Of course I've been reflecting on the different connotations of the word"process". This relates to a previous exploration of the word "learning" as a noun or a verb. This morning I related four different connotations of the word to different sized contexts.

Big is a problem: Large size projects, teams, organizations, and markets can be used as an excuse to avoid initiative. Conversations are too much to ask and "not in my job description". Things are "in process", meaning they are on hold or lost in the shuffle. Keeping disclosures to a minimum keeps each pawn free of scrutiny and disentangled from vicious rumors.

Bigger is better: "Size is the prize" when the focus in on delivery of quality products. The mechanisms are scalable because the quality is extrinsic, built into the specs. Conversations are unilateral and defended against contradiction by the reliable use of reflexive thinking. Things are getting processed in push models that make things happen consistently. The process of designing, changing, conversing or learning is procedural. The expansion of scope and production responsibilities necessitates keeping the complexity under control and by the book.

Small is beautiful: "One customer at a time" eliminates centralized control of mass production and merchandising. Factories get reconfigured as customizing service organizations. Markets become conversations where customers relate and reciprocate with providers to support the services they are receiving with their permission.
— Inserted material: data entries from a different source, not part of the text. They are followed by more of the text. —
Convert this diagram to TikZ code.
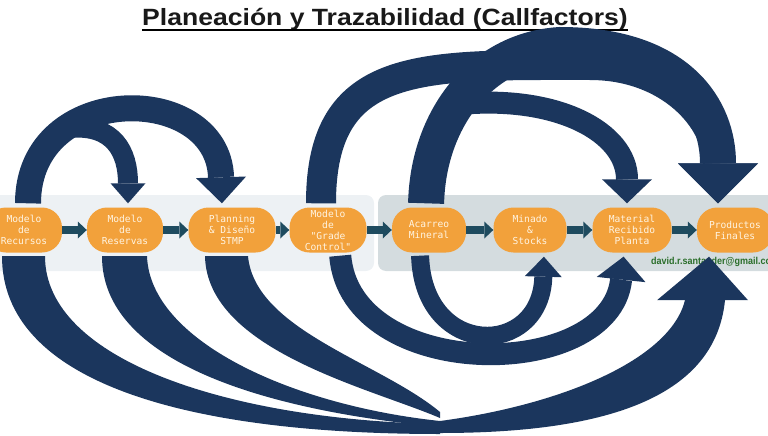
\documentclass[tikz,border=0pt]{standalone}
\usepackage{fontspec}
\setmainfont{Liberation Sans}
\setmonofont{DejaVu Sans Mono}
\usepackage{graphicx}
\usetikzlibrary{arrows.meta,positioning}
\definecolor{naranja}{HTML}{F2A13B}
\definecolor{crema}{HTML}{FFF4E2}
\definecolor{azul}{HTML}{1B365D}
\definecolor{petroleo}{HTML}{1E4B5F}
\definecolor{banda1}{HTML}{EDF1F4}
\definecolor{banda2}{HTML}{D4DCDF}
\definecolor{correo}{HTML}{2A6E2A}
\tikzset{etapa/.style={fill=naranja,rounded corners=20pt,minimum height=45pt,inner xsep=2pt,inner ysep=1pt,align=center,text=crema,font=\ttfamily\fontsize{9.6}{11}\selectfont},
 link/.style={petroleo,line width=8pt,-{Triangle[width=17pt,length=9pt,line width=0pt]}},
 arco/.style={azul,line width=#1},
 punta/.style 2 args={-{Triangle[width=#1,length=#2,line width=0pt]},shorten >=4pt}}
\begin{document}
\begin{tikzpicture}[x=1pt,y=-1pt]
\useasboundingbox (0,0) rectangle (768,436);
\fill[banda1,rounded corners=8pt] (-10,195) rectangle (374,271);
\fill[banda2,rounded corners=8pt] (378,195) rectangle (790,271);
\node[anchor=base,inner sep=0pt,text=black!90,font=\bfseries\fontsize{23.5}{28}\selectfont] (titulo) at (385,26) {\scalebox{1.13}[1]{Planeación y Trazabilidad (Callfactors)}};
\draw[line width=2.2pt] ([yshift=-4pt]titulo.base west) -- ([yshift=-4pt]titulo.base east);
% etapas
\foreach\nm/\x/\w/\txt in {rec/24/76/{Modelo\\de\\Recursos},res/125/76/{Modelo\\de\\Reservas},plan/232/87/{Planning\\\& Diseño\\STMP},gc/328/77/{Modelo\\de\\"Grade\\Control"},aca/429/74/{Acarreo\\Mineral},min/530/73/{Minado\\\&\\Stocks},mat/632/79/{Material\\Recibido\\Planta},prod/735/76/{Productos\\Finales}}
 \node[etapa,minimum width=\w pt](\nm)at(\x,230){\txt};
\node[anchor=base west,inner sep=0pt,text=correo,font=\bfseries\fontsize{10}{12}\selectfont] (email) at (651,264) {\scalebox{.9}[1]{david.r.santander@gmail.com}};
\foreach\a/\b in{rec/res,res/plan,plan/gc,gc/aca,aca/min,min/mat,mat/prod}\draw[link](\a)--(\b);
% arcos superiores
\coordinate (cimaC) at (590,65);
\coordinate (cimaD) at (560,45);
\draw[arco=26pt,punta={50pt}{26pt},shorten <=4pt] ([xshift=4pt]rec.north) .. controls +(0,-126) and +(-4,-126) .. ([xshift=-10pt]plan.north) coordinate[pos=.3](a1);
\draw[arco=20pt,punta={35pt}{20pt}] (a1) .. controls +(45,-4) and +(0,-55) .. ([xshift=3pt]res.north);
\draw[arco=30pt,punta={80pt}{40pt},shorten <=4pt] ([xshift=-7pt]gc.north) .. controls +(0,-147.5) and +(-170,0) .. (cimaC) .. controls +(80,0) and +(0,-87.5) .. ([xshift=-17pt]prod.north);
\draw[arco=36pt,punta={80pt}{40pt},shorten <=4pt] ([xshift=-3pt]aca.north) .. controls +(2,-87.5) and +(-80,5) .. (cimaD) coordinate[pos=.45](d1) .. controls +(120,0) and +(0,-97.5) .. ([xshift=-17pt]prod.north);
\draw[arco=22pt,punta={50pt}{24pt}] (d1) .. controls +(100,-10) and +(0,-75) .. ([xshift=-5pt]mat.north);
% arcos inferiores
\coordinate (low) at (440,426);
\fill[azul] ([xshift=-22pt,yshift=-3.5pt]rec.south) .. controls +(0,124) and +(-260,0) .. ([yshift=-8pt]low) -- ([yshift=2pt]low) .. controls +(-210,-4) and +(0,104) .. ([xshift=21pt,yshift=-3.5pt]rec.south) -- cycle;
\fill[azul] ([xshift=-23pt,yshift=-3.5pt]res.south) .. controls +(0,104) and +(-180,-17) .. ([yshift=-1pt]low) -- ([yshift=5pt]low) .. controls +(-150,-16) and +(3,84) .. ([xshift=22pt,yshift=-3.5pt]res.south) -- cycle;
\fill[azul] ([xshift=-27pt,yshift=-3.5pt]plan.south) .. controls +(2,94) and +(-70,-30) .. ([yshift=8pt]low) -- ([yshift=14pt]low) .. controls +(-60,-50) and +(7,74) .. ([xshift=16pt,yshift=-3.5pt]plan.south) -- cycle;
\coordinate (tipP) at ([xshift=-26pt,yshift=-4pt]prod.south);
\fill[azul] ([yshift=5pt]low) .. controls +(120,-16) and +(-15,60) .. ([shift={(-24,43.5)}]tipP) -- ++(-28,0) -- (tipP) -- ++(39,43.5) -- ++(-23,0) .. controls +(-10,100) and +(160,0) .. ([yshift=-7pt]low) -- cycle;
\draw[arco=22pt,punta={49pt}{23pt},shorten <=3pt] ([xshift=12pt]gc.south) .. controls +(10,130) and +(-14,130) .. ([xshift=-8pt]mat.south);
\draw[arco=18pt,punta={37pt}{20pt},shorten <=3pt] ([xshift=-9pt]aca.south) .. controls +(3,106) and +(-3,106) .. ([xshift=14pt]min.south);
\end{tikzpicture}
\end{document}
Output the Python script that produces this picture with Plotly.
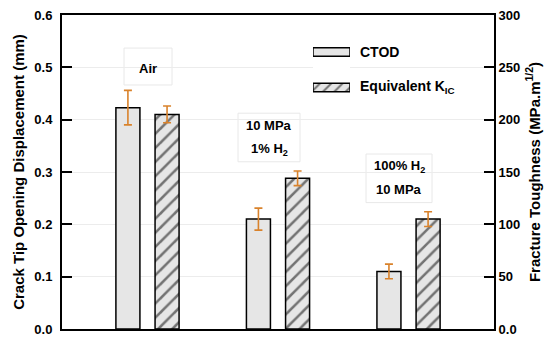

Each participant is processing their experience. Customers are processing what they buy so to make the best use, get the most value and save the most time. Service providers are processing what they are learning from the beta releases, prototypes and customer feedback.

Small is scalable: "Small pieces loosely joined" makes it possible to scale the customized service. Small nodes join expansive networks. Customizing becomes the responsibility of the empowered consumers who are free to combine the solutions of their choosing. Networks facilitate the searching, finding, sharing and subscribing to a personal aggregation of resources. Each provider is a drop in the ocean or cell in the one body of indescribably complex processes. Each component is essential to countless processes that are unforeseen, mysterious and surprising to uncover.

This reflection on the connotations of "process" suggests that authentic, bilateral conversations occur in "small" contexts. Big contexts defeat the essential reciprocities and invoke defenses against conversing, as Aloof suggests.